At the recent UK and Irish Pension and Investing Summit in Dublin, David Bennett-Rees, trustee director of the University of London Pension Fund, claimed that LDI products which employed derivatives such as interest rate swaps to generate, for example, a return of Libor plus 4 per cent typically levied charges of 75 to 100 basis points in addition to a 25 per cent performance fee on any extra return. Addressing the annual conference, he said that if an LDI strategy using derivatives returned 6 per cent but charged up to 2.25 per cent in various fees, the pension fund “might as well go into cash.”

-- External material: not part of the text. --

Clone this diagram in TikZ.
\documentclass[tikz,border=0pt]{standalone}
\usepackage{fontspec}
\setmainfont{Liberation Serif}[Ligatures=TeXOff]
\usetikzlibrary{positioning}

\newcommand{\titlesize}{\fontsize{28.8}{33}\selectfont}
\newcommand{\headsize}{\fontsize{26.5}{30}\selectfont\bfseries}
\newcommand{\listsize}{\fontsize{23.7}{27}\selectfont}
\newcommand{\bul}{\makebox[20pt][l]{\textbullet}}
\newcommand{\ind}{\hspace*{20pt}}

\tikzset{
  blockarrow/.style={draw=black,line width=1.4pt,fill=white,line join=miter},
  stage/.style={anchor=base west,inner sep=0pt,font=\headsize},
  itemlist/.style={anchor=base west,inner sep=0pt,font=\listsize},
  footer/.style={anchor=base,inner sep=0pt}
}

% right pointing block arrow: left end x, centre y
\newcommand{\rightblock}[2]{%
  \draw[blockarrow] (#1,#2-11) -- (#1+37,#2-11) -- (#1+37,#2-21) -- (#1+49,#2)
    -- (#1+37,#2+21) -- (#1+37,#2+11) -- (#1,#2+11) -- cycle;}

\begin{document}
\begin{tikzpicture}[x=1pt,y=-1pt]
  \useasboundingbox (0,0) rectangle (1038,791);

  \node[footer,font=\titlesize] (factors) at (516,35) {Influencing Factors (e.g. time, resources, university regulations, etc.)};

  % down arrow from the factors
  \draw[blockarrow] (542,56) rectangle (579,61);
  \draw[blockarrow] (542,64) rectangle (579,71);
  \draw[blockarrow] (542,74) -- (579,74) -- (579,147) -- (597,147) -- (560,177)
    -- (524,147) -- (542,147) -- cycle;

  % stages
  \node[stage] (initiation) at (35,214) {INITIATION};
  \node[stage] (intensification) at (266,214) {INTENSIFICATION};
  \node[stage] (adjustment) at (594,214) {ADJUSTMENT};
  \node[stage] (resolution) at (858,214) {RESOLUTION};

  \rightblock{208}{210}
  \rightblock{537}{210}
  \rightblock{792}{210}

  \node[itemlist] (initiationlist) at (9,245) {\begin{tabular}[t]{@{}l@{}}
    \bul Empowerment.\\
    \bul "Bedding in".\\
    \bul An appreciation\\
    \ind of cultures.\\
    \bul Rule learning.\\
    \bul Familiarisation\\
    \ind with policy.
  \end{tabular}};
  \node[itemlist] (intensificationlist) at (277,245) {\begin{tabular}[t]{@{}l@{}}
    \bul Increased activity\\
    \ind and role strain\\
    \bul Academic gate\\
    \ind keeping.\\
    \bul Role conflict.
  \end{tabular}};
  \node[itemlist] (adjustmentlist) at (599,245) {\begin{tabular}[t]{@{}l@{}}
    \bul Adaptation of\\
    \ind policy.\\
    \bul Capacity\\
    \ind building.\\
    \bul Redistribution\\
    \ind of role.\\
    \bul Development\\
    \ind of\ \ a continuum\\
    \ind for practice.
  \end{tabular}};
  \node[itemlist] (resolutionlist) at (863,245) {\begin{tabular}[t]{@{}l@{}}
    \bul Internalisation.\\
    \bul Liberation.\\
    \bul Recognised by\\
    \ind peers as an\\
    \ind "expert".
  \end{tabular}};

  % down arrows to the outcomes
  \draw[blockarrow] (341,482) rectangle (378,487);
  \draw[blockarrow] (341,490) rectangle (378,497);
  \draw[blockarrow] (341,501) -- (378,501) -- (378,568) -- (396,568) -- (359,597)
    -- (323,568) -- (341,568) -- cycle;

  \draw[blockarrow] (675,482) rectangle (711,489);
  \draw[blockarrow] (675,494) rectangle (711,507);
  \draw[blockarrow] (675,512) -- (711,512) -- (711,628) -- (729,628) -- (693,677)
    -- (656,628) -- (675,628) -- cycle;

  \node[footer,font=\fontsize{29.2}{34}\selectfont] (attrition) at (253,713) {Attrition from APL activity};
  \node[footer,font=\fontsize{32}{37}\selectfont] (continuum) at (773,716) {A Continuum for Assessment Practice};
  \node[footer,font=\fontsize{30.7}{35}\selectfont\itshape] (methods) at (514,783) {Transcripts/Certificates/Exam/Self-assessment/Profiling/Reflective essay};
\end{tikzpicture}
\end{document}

“The problem with LDI products is that no-one is absolutely certain what the costs are. Is the pension fund getting proper insurance or is LDI more profitable for the product-provider?” asked Mr Bennett-Rees.
Mark McNulty, head of liability-driven investment at Bank of Ireland Asset Management (BIAM), told FT Mandate that LDI products can prove costly if pension funds go into them “with their eyes shut”. But he claimed that the level of understanding of LDI was growing and that trustees are increasingly “savvy” about fees.
“As they become more informed, pension funds will pay what they deem to be a reasonable price for an LDI product because they will understand what they are paying for,” he added.
BIAM rolled out a series of pure liability-matching funds in September aimed at small-to medium-sized pension schemes. The products which generate Euribor over a 30 year duration, with the aid of swaps, charge an annual management fee starting at 30 basis points for smaller clients and falling to 20 basis points for larger investors. A variable mid-to-mid spread or the price at which BIAM is able to transact the swap in the market is also levied in addition to administration fees.
The cost of investing in hedge funds also came in for criticism. John Corrigan, director of Ireland’s National Pensions Reserve Fund cited high fees as one of the reasons why the €18bn scheme was steering clear of hedge funds, while tentatively embracing commodities and private equity.
He said: “The fees are hard to stomach, especially those charged by a fund of funds vehicle.”